The Key Meanings of the Lifeworld of Rural Residents in Russia
Abstract
Zhan Toshchenko – Corresponding Member of the Russian Academy of Sciences, Doctor of Science in Philosophy, Head of Department of Theory and History of Sociology of the Russian State University for the Humanities; Chief Researcher, Institute of Sociology of the Russian Academy of Sciences. Address: bldg. 5, 24/35, Krzhizhanovskogo St., Moscow, 117218, Russian Federation. E-mail: zhantosch@mail.ru
Pyotr Velikiy – Doctor of Science in Philosophy, Leading Researcher, Institute of Agrarian Problems of the Russian Academy of Sciences. Address: 94, Moskovskaya St., Saratov, 410012, Russian Federation. E-mail: iagpran@mail.ru
Citation: Toshchenko Zh., Velikiy P. (2018) The Key Meanings of the Lifeworld of Rural Residents in Russia. Mir Rossii, vol. 27, no 1, pp. 7–33 (in Russian). DOI: 10.17323/1811-038X-2018-27-1-7-33
This article reveals the key meanings of the lifeworld of the inhabitants of a modern Russian village. Our methodological framework is the sociology of life that treats the lifeworld of people as the central concept, whose structural components include social consciousness, behavior and objective conditions (macro-, meso- and micro-world). This approach allows the disclosure of the entire palette of social and personal lives. Particular attention is paid to the justification of the notion of the meaning of life in sociological research. The notion is defined as the goals and principles that guide individuals in their everyday life. Proceeding from these theoretical and methodological grounds, the lifeworld of rural residents is revealed through its key meanings reflected in the main value orientations and the corresponding motivation: to remain in the village; to move from village to town; compromise attitudes (to live in the countryside, but work and/or relax in the city). All of these meanings subordinate to a generalized meaning of the desire for social justice, which relates to the specificity of villagers’ lives as citizens (the level of society), as residents (the level of settlement) and as individuals (the level of immediate environment). All these value orientations are also dependent on social status, age, attitude to land use (or forms of property), and marital status.
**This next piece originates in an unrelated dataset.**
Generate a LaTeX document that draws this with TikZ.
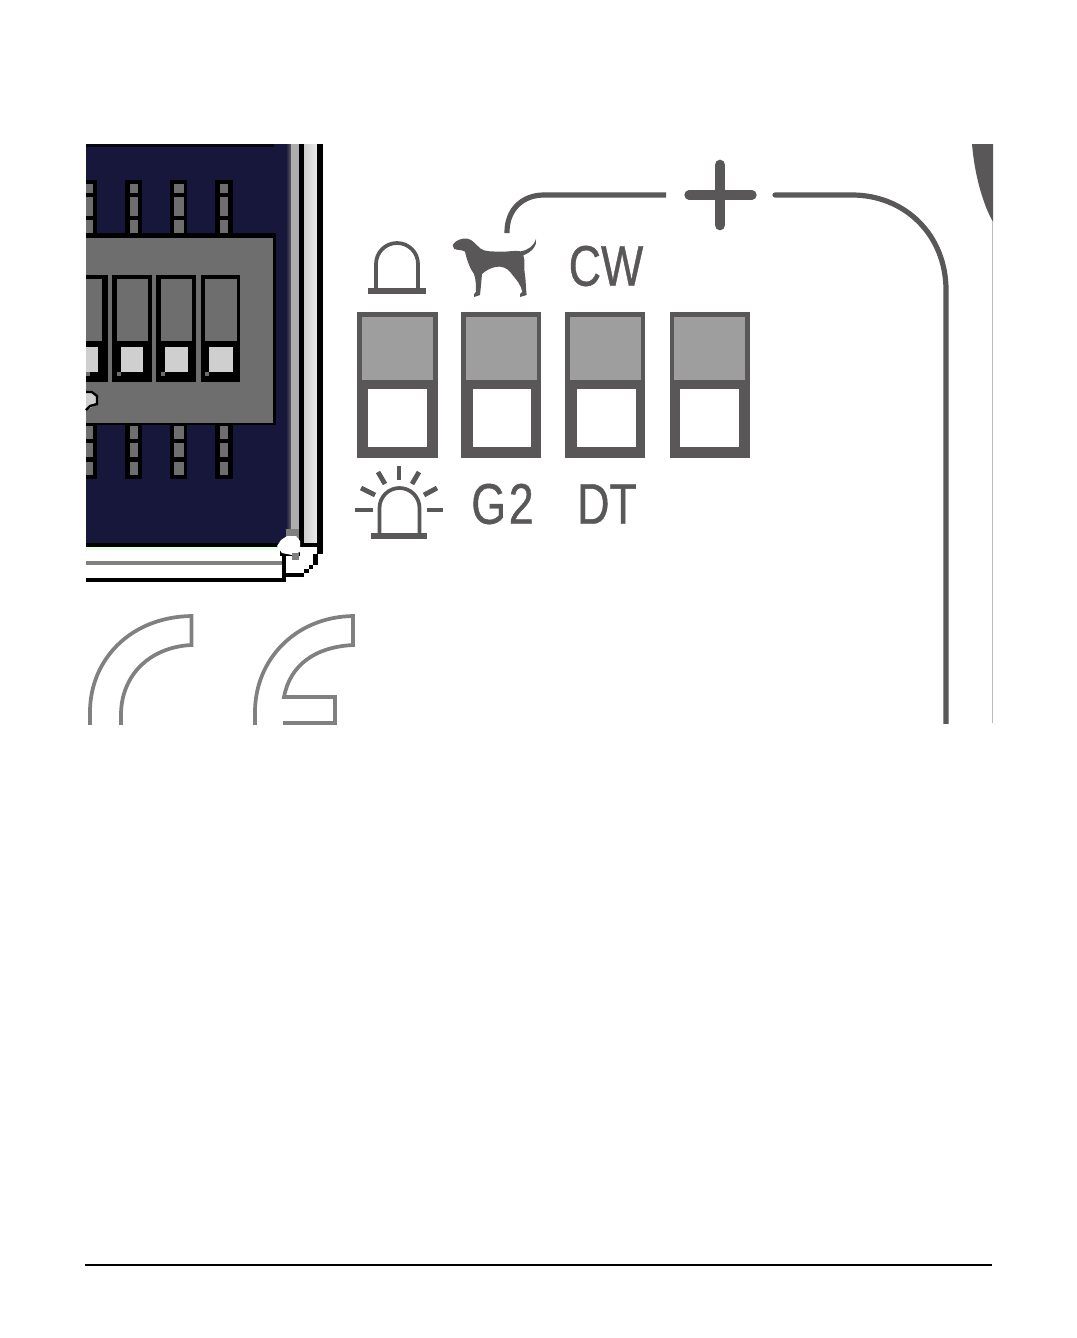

The analysis is based on data collected 2014-2016 by a team of researchers from the Russian State University for Humanities (RGGU) under a grant from the Russian Science Foundation “The lifeworld of Russians and the evolution of the forms of their participation in the implementation of state and social transformations (1990-2010)”. Auxilary information from a variety of other sources is used: the Federal State Statistics Service, the Institute of Sociology of the Russian Academy of Sciences, VCIOM, Levada-Center and several regional research organizations.